> [TASK PROMPT]: Copy every line of the records below that holds the word "matplotlib".

————

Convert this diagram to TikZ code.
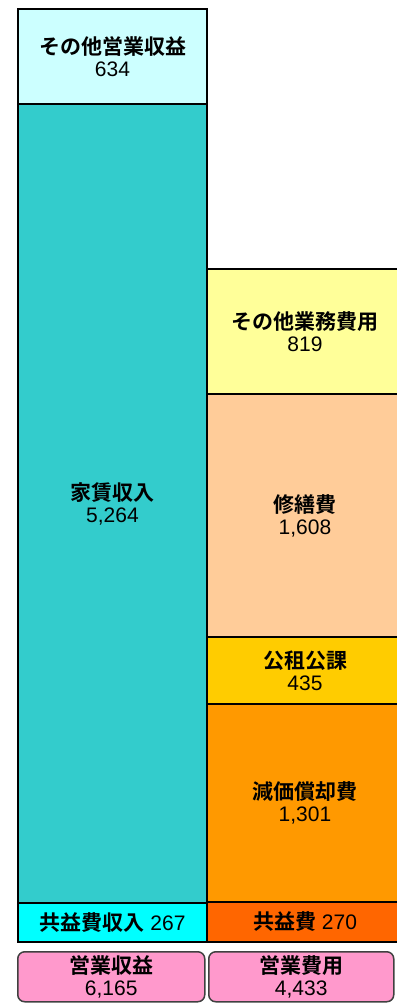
\documentclass[tikz,border=0pt]{standalone}
\usepackage{fontspec}
\usepackage{tikz}
\setmainfont{Liberation Sans}
\newfontfamily\jp{Noto Sans CJK JP}[BoldFont={Noto Sans CJK JP Bold}]
\definecolor{othinc}{HTML}{CCFFFF}
\definecolor{rentc}{HTML}{33CCCC}
\definecolor{kyoinc}{HTML}{00FFFF}
\definecolor{othexp}{HTML}{FFFF99}
\definecolor{repairc}{HTML}{FFCC99}
\definecolor{taxc}{HTML}{FFCC00}
\definecolor{deprc}{HTML}{FF9900}
\definecolor{kyoexp}{HTML}{FF6600}
\definecolor{sumc}{HTML}{FF99CC}
\newcommand\jl[2]{{\jp\bfseries #1}\\#2}
\tikzset{
	block/.style={draw=black, line width=2pt, inner sep=0pt, anchor=north west,
		align=center, font=\fontsize{21}{22}\selectfont},
	pill/.style={block, draw=black!75, line width=1.5pt, rounded corners=7pt, fill=sumc},
}

\begin{document}
\begin{tikzpicture}[x=1pt, y=-1pt]
		\useasboundingbox (0,0) rectangle (396,1003);
		\coordinate (L) at (17, 0);
		\coordinate (R) at (206, 0);

		\foreach \name/\top/\h/\col/\txt in {
				othinc/8/95/othinc/{\jl{その他営業収益}{634}},
				rent/103/799/rentc/{\jl{家賃収入}{5,264}},
				kyoinc/902/39/kyoinc/{{\jp\bfseries 共益費収入} 267}} {
			\node[block, fill=\col, minimum width=189pt, minimum height=\h pt] (\name)
				at ([yshift=-\top pt]L) {\txt};
		}
		\foreach \name/\top/\h/\col/\txt in {
				othexp/268/125/othexp/{\jl{その他業務費用}{819}},
				repair/393/243/repairc/{\jl{修繕費}{1,608}},
				tax/636/67/taxc/{\jl{公租公課}{435}},
				depr/703/198/deprc/{\jl{減価償却費}{1,301}},
				kyoexp/901/40/kyoexp/{{\jp\bfseries 共益費} 270}} {
			\node[block, fill=\col, minimum width=196pt, minimum height=\h pt] (\name)
				at ([yshift=-\top pt]R) {\txt};
		}
		\node[pill, minimum width=187pt, minimum height=50pt] (income) at (17, 951) {\jl{営業収益}{6,165}};
		\node[pill, minimum width=185pt, minimum height=50pt] (expense) at (208, 951) {\jl{営業費用}{4,433}};
	\end{tikzpicture}
\end{document}
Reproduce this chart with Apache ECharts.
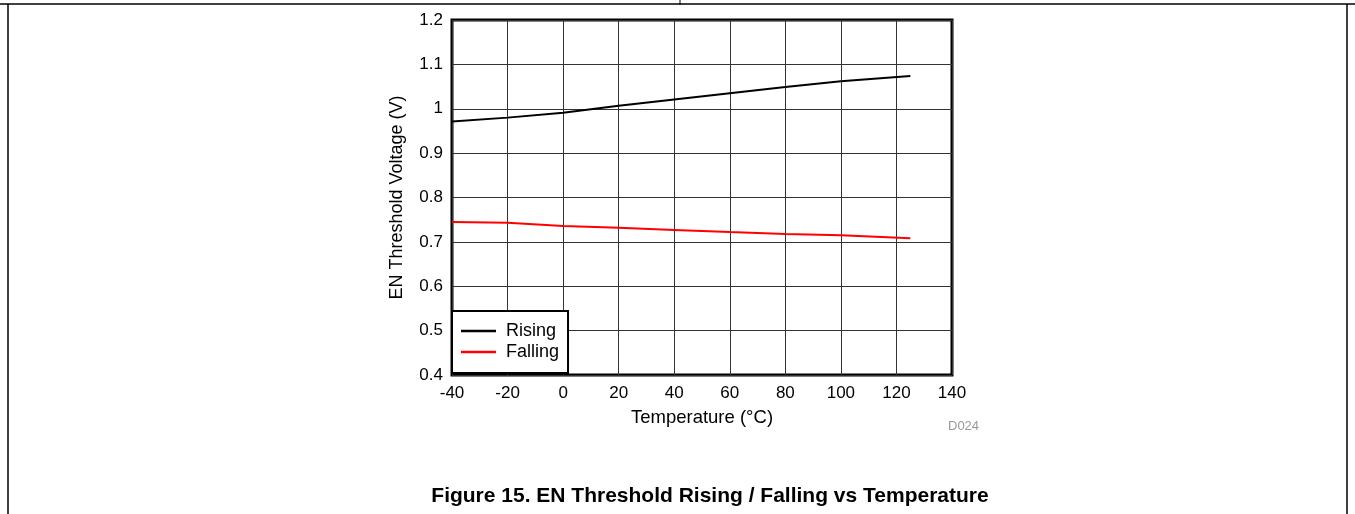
<!DOCTYPE html>
<html>
<head>
<meta charset="utf-8">
<script src="https://cdn.jsdelivr.net/npm/echarts@6/dist/echarts.min.js"></script>
<style>
html,body{margin:0;padding:0;background:#fff;}
#c{width:1355px;height:514px;}
</style>
</head>
<body>
<div id="c"></div>
<script>
const temperatures = [-40, -20, 0, 20, 40, 60, 80, 100, 125];
const risingVolts = [0.971, 0.980, 0.991, 1.007, 1.021, 1.035, 1.049, 1.062, 1.074];
const fallingVolts = [0.745, 0.743, 0.736, 0.732, 0.727, 0.722, 0.718, 0.715, 0.708];
const seriesNames = ['Rising', 'Falling'];
const xAxisTitle = 'Temperature (°C)';
const yAxisTitle = 'EN Threshold Voltage (V)';
const figureTitle = 'Figure 15. EN Threshold Rising / Falling vs Temperature';
const figureCode = 'D024';

const font = '"Liberation Sans", Arial, sans-serif';
const chart = echarts.init(document.getElementById('c'), null, {renderer: 'canvas'});

const pair = (xs, ys) => xs.map((x, i) => [x, ys[i]]);

chart.setOption({
  animation: false,
  backgroundColor: '#fff',
  textStyle: {fontFamily: font},
  grid: {
    left: 452, top: 20, width: 500, height: 355,
    show: true, borderColor: '#000', borderWidth: 3, backgroundColor: 'transparent',
    containLabel: false
  },
  xAxis: {
    type: 'value', min: -40, max: 140, interval: 20,
    name: xAxisTitle, nameLocation: 'middle', nameGap: 33,
    nameTextStyle: {fontSize: 18.5, color: '#000', fontFamily: font},
    axisLine: {show: false}, axisTick: {show: false},
    axisLabel: {fontSize: 17, color: '#000', margin: 10, fontFamily: font},
    splitLine: {show: true, lineStyle: {color: '#333', width: 1}}
  },
  yAxis: {
    type: 'value', min: 0.4, max: 1.2, interval: 0.1,
    name: yAxisTitle, nameLocation: 'middle', nameGap: 46,
    nameTextStyle: {fontSize: 18, color: '#000', fontFamily: font},
    axisLine: {show: false}, axisTick: {show: false},
    axisLabel: {fontSize: 17, color: '#000', margin: 9, fontFamily: font,
      formatter: v => String(Math.round(v * 10) / 10)},
    splitLine: {show: true, lineStyle: {color: '#333', width: 1}}
  },
  legend: {
    show: true, orient: 'vertical', left: 452, top: 311,
    backgroundColor: '#fff', borderColor: '#000', borderWidth: 2,
    padding: [10, 9, 11, 9], itemGap: 1, itemWidth: 35, itemHeight: 2.5,
    icon: 'rect',
    textStyle: {fontSize: 18, color: '#000', lineHeight: 20, fontFamily: font, padding: [0, 0, 0, 5]},
    data: seriesNames
  },
  series: [
    {name: seriesNames[0], type: 'line', data: pair(temperatures, risingVolts),
      symbol: 'none', smooth: false, lineStyle: {color: '#000', width: 2}, itemStyle: {color: '#000'}},
    {name: seriesNames[1], type: 'line', data: pair(temperatures, fallingVolts),
      symbol: 'none', smooth: false, lineStyle: {color: '#ff0000', width: 2}, itemStyle: {color: '#ff0000'}}
  ],
  graphic: [
    {type: 'line', shape: {x1: 0, y1: 4, x2: 1355, y2: 4}, style: {stroke: '#000', lineWidth: 1.5}},
    {type: 'line', shape: {x1: 680, y1: 0, x2: 680, y2: 5}, style: {stroke: '#000', lineWidth: 1}},
    {type: 'line', shape: {x1: 8, y1: 4, x2: 8, y2: 514}, style: {stroke: '#000', lineWidth: 1.5}},
    {type: 'line', shape: {x1: 1347, y1: 4, x2: 1347, y2: 514}, style: {stroke: '#000', lineWidth: 1.5}},
    {type: 'text', left: 948, top: 420, style: {text: figureCode, fontSize: 13, fill: '#999', fontFamily: font}},
    {type: 'text', x: 710, y: 496, style: {text: figureTitle, fontSize: 21, fontWeight: 'bold', fill: '#000', fontFamily: font, align: 'center', verticalAlign: 'middle'}}
  ]
});
</script>
</body>
</html>
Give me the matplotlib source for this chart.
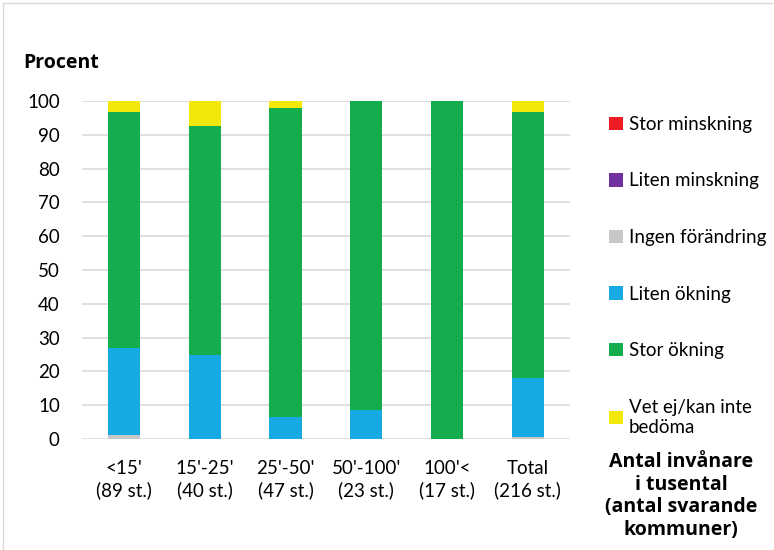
import matplotlib.pyplot as plt
import numpy as np
from matplotlib.patches import Rectangle

plt.rcParams['font.family'] = ['Lato', 'DejaVu Sans']

categories = ["<15'\n(89 st.)", "15'-25'\n(40 st.)", "25'-50'\n(47 st.)",
              "50'-100'\n(23 st.)", "100'<\n(17 st.)", "Total\n(216 st.)"]

# andel i procent per svarsalternativ
stor_minskning = [0, 0, 0, 0, 0, 0]
liten_minskning = [0, 0, 0, 0, 0, 0]
ingen_forandring = [1.1, 0, 0, 0, 0, 0.5]
liten_okning = [25.8, 25.0, 6.4, 8.7, 0, 17.6]
stor_okning = [69.7, 67.5, 91.5, 91.3, 100, 78.7]
vet_ej = [3.4, 7.5, 2.1, 0, 0, 3.2]

series = [
    ("Stor minskning", stor_minskning, "#ed1c24"),
    ("Liten minskning", liten_minskning, "#7030a0"),
    ("Ingen förändring", ingen_forandring, "#c8c8c8"),
    ("Liten ökning", liten_okning, "#17a9e1"),
    ("Stor ökning", stor_okning, "#14ad4d"),
    ("Vet ej/kan inte\nbedöma", vet_ej, "#f3e80c"),
]

fig = plt.figure(figsize=(7.74, 5.5), dpi=100)
ax = fig.add_axes([0.106, 0.2018, 0.630, 0.6146])

x = np.arange(len(categories))
bottom = np.zeros(len(categories))
for name, vals, col in series:
    ax.bar(x, vals, bottom=bottom, width=0.4, color=col, label=name, zorder=3)
    bottom += np.array(vals)

ax.set_ylim(0, 100)
ax.set_xlim(-0.52, 5.52)
ax.set_yticks(range(0, 101, 10))
ax.set_xticks(x)
ax.set_xticklabels(categories, fontsize=13.5, linespacing=1.3)
ax.tick_params(axis='y', labelsize=13.5, length=0, pad=16)
ax.tick_params(axis='x', length=0, pad=15)
ax.yaxis.grid(True, color='#d9d9d9', linewidth=1.2, zorder=0)
for s in ax.spines.values():
    s.set_visible(False)

fig.text(0.030, 0.876, "Procent", fontsize=14, fontweight='bold', family='Open Sans')
fig.text(0.880, 0.178, "Antal invånare\ni tusental\n(antal svarande\nkommuner)",
         fontsize=14, fontweight='bold', family='Open Sans',
         ha='center', va='top', linespacing=1.17)

handles, labels = ax.get_legend_handles_labels()
ax.legend(handles, labels, loc='upper left', bbox_to_anchor=(1.066, 0.978),
          frameon=False, fontsize=13.5, handlelength=0.75, handleheight=0.75,
          handletextpad=0.3, labelspacing=2.11, borderaxespad=0)

# ram runt diagrammet
fig.patches.append(Rectangle((0.004, -0.1), 1.2, 1.095, transform=fig.transFigure,
                             fill=False, edgecolor='#d9d9d9', linewidth=1))

fig.savefig("out.png", dpi=100)
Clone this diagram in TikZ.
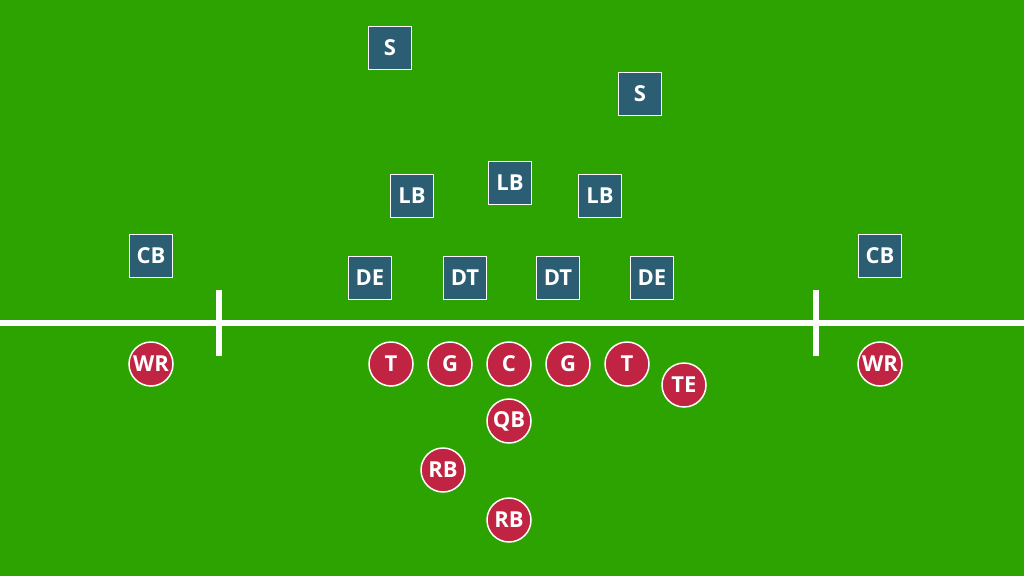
\documentclass[tikz,border=0pt]{standalone}
\usepackage{fontspec}
\setmainfont{Open Sans}
\definecolor{field}{RGB}{44,163,0}
\definecolor{defc}{RGB}{44,94,115}
\definecolor{offc}{RGB}{192,36,66}
\begin{document}
\begin{tikzpicture}[x=1pt,y=-1pt,
  def/.style={draw=white,line width=1.5pt,fill=defc,minimum width=43pt,minimum height=43pt,inner sep=0pt,text=white,font=\bfseries\fontsize{22}{26}\selectfont},
  off/.style={circle,draw=white,line width=1.5pt,fill=offc,minimum size=44pt,inner sep=0pt,text=white,font=\bfseries\fontsize{22}{26}\selectfont},
  mark line/.style={draw=white,line width=6.5pt}]
\fill[field] (0,0) rectangle (1024,576);
\useasboundingbox (0,0) rectangle (1024,576);
\coordinate (l1) at (0,323);
\coordinate (l2) at (1024,323);
\draw[mark line] (l1) -- (l2);
\coordinate (h1a) at (219,290); \coordinate (h1b) at (219,356);
\coordinate (h2a) at (816,290); \coordinate (h2b) at (816,356);
\draw[draw=white,line width=6pt] (h1a) -- (h1b);
\draw[draw=white,line width=6pt] (h2a) -- (h2b);
% defense
\node[def] (s1) at (390,48) {S};
\node[def] (s2) at (640,94) {S};
\node[def] (lb1) at (412,196) {LB};
\node[def] (lb2) at (510,183) {LB};
\node[def] (lb3) at (600,196) {LB};
\node[def] (cb1) at (151,256) {CB};
\node[def] (cb2) at (880,256) {CB};
\node[def] (de1) at (370,278) {DE};
\node[def] (dt1) at (465,278) {DT};
\node[def] (dt2) at (558,278) {DT};
\node[def] (de2) at (652,278) {DE};
% offense
\node[off] (wr1) at (151,364) {WR};
\node[off] (t1) at (391,364) {T};
\node[off] (g1) at (450,364) {G};
\node[off] (c) at (509,364) {C};
\node[off] (g2) at (568,364) {G};
\node[off] (t2) at (627,364) {T};
\node[off] (te) at (684,385) {TE};
\node[off] (wr2) at (880,364) {WR};
\node[off] (qb) at (509,421) {QB};
\node[off] (rb1) at (443,470) {RB};
\node[off] (rb2) at (509,520) {RB};
\end{tikzpicture}
\end{document}
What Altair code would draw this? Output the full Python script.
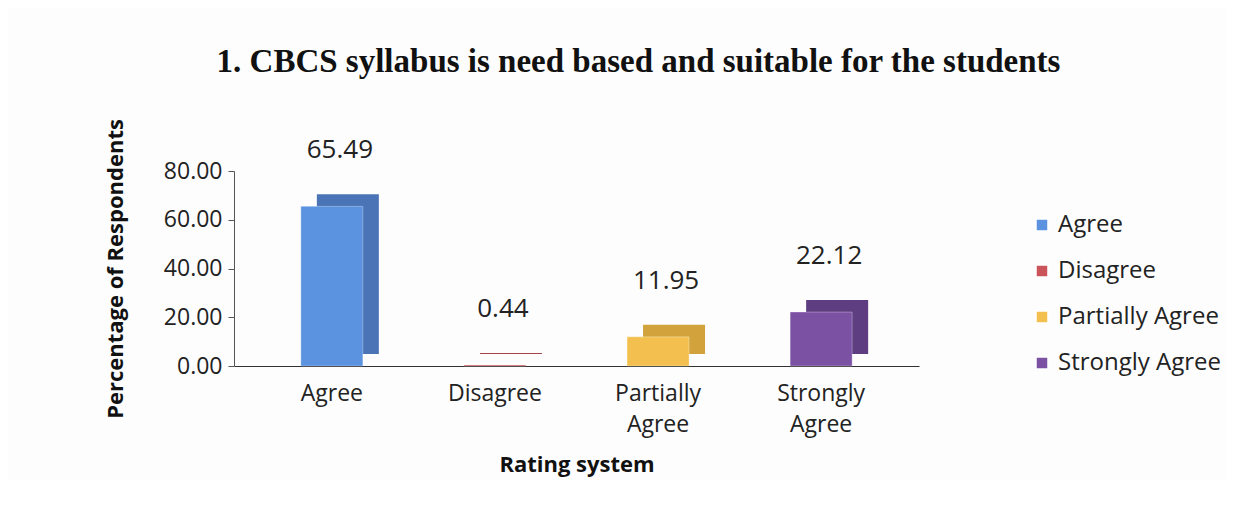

————

> [SOLUTION TO THIS TASK]:
Give me the matplotlib source for this chart.
import matplotlib.pyplot as plt
from matplotlib.patches import Rectangle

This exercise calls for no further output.